On Being a Latino Filmmaker in the United States

I was in film school when Cuarón, Iñárritu and Del Toro were doing some really fantastic stuff, so that was very exciting, and I think I’m part of this generation that’s just inherently more inclusive and inherently a lot more open to giving underrepresented communities opportunities. I did go to school with a lot of people of color. I did go to school with a few Latinos, but definitely not as many as there were white filmmakers. I think we’re all making big strides to keep doing work, and keep doing work that’s important to us, and keep doing work that represents our history and our heritage, so I do feel hopeful that this is exponentially going to continue to grow. I think there were so many important movies last year that were stories of color, and I think this year there are too.

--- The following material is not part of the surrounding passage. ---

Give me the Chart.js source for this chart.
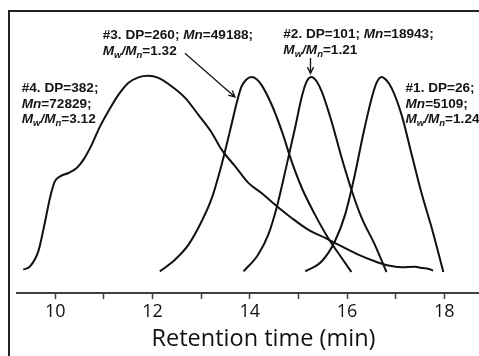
<!DOCTYPE html>
<html><head><meta charset="utf-8">
<script src="https://cdn.jsdelivr.net/npm/chart.js@4.4.1/dist/chart.umd.min.js"></script>
<style>html,body{margin:0;padding:0;background:#fff;overflow:hidden}#wrap{position:relative;width:479px;height:356px;overflow:hidden}canvas{display:block}</style>
</head><body><div id="wrap"><canvas id="c" width="510" height="356"></canvas></div>
<script>
// ---- data ----
const tickLabels = ['10', '12', '14', '16', '18'];
const axisTitle = 'Retention time (min)';

// #4 (DP=382)
const s4X = [9.34, 9.48, 9.65, 9.79, 9.89, 9.99, 10.10, 10.27, 10.44, 10.58, 10.75, 10.92, 11.09, 11.30, 11.50, 11.71, 11.91, 12.12, 12.39, 12.67, 12.94, 13.22, 13.42, 13.70, 13.97, 14.24, 14.52, 14.86, 15.20, 15.55, 15.89, 16.23, 16.57, 16.85, 17.12, 17.40, 17.55, 17.67, 17.77];
const s4Y = [0.000, 0.017, 0.094, 0.248, 0.369, 0.454, 0.480, 0.497, 0.523, 0.566, 0.643, 0.737, 0.814, 0.900, 0.960, 0.989, 0.997, 0.986, 0.943, 0.883, 0.797, 0.703, 0.617, 0.531, 0.446, 0.394, 0.334, 0.266, 0.206, 0.163, 0.120, 0.077, 0.043, 0.021, 0.012, 0.015, 0.008, 0.005, -0.005];
// #3 (DP=260)
const s3X = [12.15, 12.46, 12.74, 13.01, 13.22, 13.42, 13.59, 13.73, 13.83, 13.93, 14.04, 14.14, 14.24, 14.45, 14.66, 14.86, 15.07, 15.34, 15.61, 15.89, 16.09];
const s3Y = [-0.009, 0.051, 0.129, 0.249, 0.369, 0.540, 0.711, 0.857, 0.942, 0.978, 0.990, 0.979, 0.950, 0.848, 0.711, 0.557, 0.420, 0.283, 0.163, 0.060, -0.012];
// #2 (DP=101)
const s2X = [13.87, 14.17, 14.38, 14.55, 14.76, 14.93, 15.07, 15.17, 15.27, 15.37, 15.48, 15.68, 15.89, 16.10, 16.30, 16.57, 16.81];
const s2Y = [-0.009, 0.077, 0.180, 0.317, 0.540, 0.728, 0.890, 0.968, 0.991, 0.970, 0.915, 0.763, 0.574, 0.403, 0.266, 0.129, -0.012];
// #1 (DP=26)
const s1X = [15.14, 15.48, 15.75, 15.96, 16.16, 16.33, 16.51, 16.61, 16.71, 16.81, 16.92, 17.12, 17.33, 17.54, 17.74, 17.98];
const s1Y = [-0.009, 0.043, 0.146, 0.283, 0.488, 0.694, 0.885, 0.963, 0.991, 0.974, 0.932, 0.797, 0.591, 0.386, 0.215, -0.012];

const seriesX = [s4X, s3X, s2X, s1X];
const seriesY = [s4Y, s3Y, s2Y, s1Y];

// ---- annotations (anchored in data coordinates) ----
const notes = [
  {x: 9.309, y: 0.911, lines: [
    [['#4. DP=382;', 'b']],
    [['Mn', 'bi'], ['=72829;', 'b']],
    [['M', 'bi'], ['w', 'bis'], ['/M', 'bi'], ['n', 'bis'], ['=3.12', 'b']]]},
  {x: 10.975, y: 1.184, lines: [
    [['#3. DP=260; ', 'b'], ['Mn', 'bi'], ['=49188;', 'b']],
    [['M', 'bi'], ['w', 'bis'], ['/M', 'bi'], ['n', 'bis'], ['=1.32', 'b']]]},
  {x: 14.689, y: 1.189, lines: [
    [['#2. DP=101; ', 'b'], ['Mn', 'bi'], ['=18943;', 'b']],
    [['M', 'bi'], ['w', 'bis'], ['/M', 'bi'], ['n', 'bis'], ['=1.21', 'b']]]},
  {x: 17.202, y: 0.911, lines: [
    [['#1. DP=26;', 'b']],
    [['Mn', 'bi'], ['=5109;', 'b']],
    [['M', 'bi'], ['w', 'bis'], ['/M', 'bi'], ['n', 'bis'], ['=1.24', 'b']]]}
];
const arrows = [
  {x0: 12.665, y0: 1.113, x1: 13.695, y1: 0.888},
  {x0: 15.248, y0: 1.088, x1: 15.248, y1: 1.009}
];

const datasets = seriesX.map((xs, i) => ({
  data: xs.map((x, j) => ({x: x, y: seriesY[i][j]})),
  borderColor: '#111',
  borderWidth: 2,
  pointRadius: 0,
  fill: false,
  cubicInterpolationMode: 'monotone'
}));

const overlay = {
  id: 'overlay',
  afterDraw(chart) {
    const ctx = chart.ctx, xs = chart.scales.x, ys = chart.scales.y;
    ctx.save();
    // frame (left + top)
    ctx.strokeStyle = '#222';
    ctx.lineWidth = 2;
    ctx.beginPath();
    ctx.moveTo(9, 356); ctx.lineTo(9, 11); ctx.lineTo(chart.width, 11);
    ctx.stroke();
    // text
    ctx.fillStyle = '#151515';
    ctx.textBaseline = 'alphabetic';
    ctx.textAlign = 'left';
    notes.forEach(n => {
      const px = xs.getPixelForValue(n.x);
      let py = ys.getPixelForValue(n.y);
      n.lines.forEach(line => {
        let cx = px;
        line.forEach(([t, st]) => {
          const it = st.includes('i'), sub = st.includes('s');
          ctx.font = (it ? 'italic ' : '') + 'bold ' + (sub ? 9.5 : 13.6) + 'px "Liberation Sans", Arial, sans-serif';
          ctx.fillText(t, cx, py + (sub ? 3 : 0));
          cx += ctx.measureText(t).width;
        });
        py += 15.5;
      });
    });
    // arrows
    ctx.strokeStyle = '#151515';
    ctx.lineWidth = 1.3;
    arrows.forEach(a => {
      const x0 = xs.getPixelForValue(a.x0), y0 = ys.getPixelForValue(a.y0);
      const x1 = xs.getPixelForValue(a.x1), y1 = ys.getPixelForValue(a.y1);
      const ang = Math.atan2(y1 - y0, x1 - x0), L = 7, w = 0.45;
      ctx.beginPath();
      ctx.moveTo(x0, y0); ctx.lineTo(x1, y1);
      ctx.moveTo(x1 - L * Math.cos(ang - w), y1 - L * Math.sin(ang - w));
      ctx.lineTo(x1, y1);
      ctx.lineTo(x1 - L * Math.cos(ang + w), y1 - L * Math.sin(ang + w));
      ctx.stroke();
    });
    ctx.restore();
  }
};

new Chart(document.getElementById('c'), {
  type: 'line',
  data: {datasets},
  options: {
    responsive: false,
    animation: false,
    devicePixelRatio: 1,
    layout: {padding: {left: 17, right: 0, top: 11, bottom: 0}},
    plugins: {legend: {display: false}, tooltip: {enabled: false}},
    scales: {
      x: {
        type: 'linear',
        min: 9.212, max: 19.351,
        afterFit(s) { s.height = 63; },
        border: {display: true, color: '#404040', width: 2},
        grid: {drawOnChartArea: false, drawTicks: true, tickLength: 6, tickColor: '#404040', tickWidth: 1.5},
        ticks: {
          stepSize: 1, includeBounds: false, autoSkip: false, maxRotation: 0, padding: 2,
          color: '#111',
          font: {family: '"Open Sans"', size: 18},
          callback: v => { const l = tickLabels.find(t => Number(t) === v); return l === undefined ? '' : l; }
        },
        title: {display: true, text: axisTitle, color: '#111',
          font: {family: '"Open Sans"', size: 23.5}, padding: {top: 0, bottom: 3}}
      },
      y: {type: 'linear', display: false, min: -0.12, max: 1.33}
    }
  },
  plugins: [overlay]
});
</script></body></html>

Even though it feels like we’re still in the shadows, we are so less and less, and hopefully soon we’ll turn our head and we’ll realize that we’re not in the shadows anymore, and we’ll realize that we’re getting the same kinds of opportunities and we’re telling the same kinds of stories, without them feeling like they’re a specialty category in the film world. It’s happening already, I just hope it keeps happening. The stories we tell are just as important as any other story, and I hope that we also continue to push to have female directors represented. I’m excited about other Mexican people living here in the States feeling like they have voices and that those voices are important. I hope other Mexicans here feel like they have lots of people that are representing them. It’s a responsibility, but it’s also a joy to be able to be a part of this, and to tell stories that I think need to be told and haven’t been told and hopefully will continue to be told.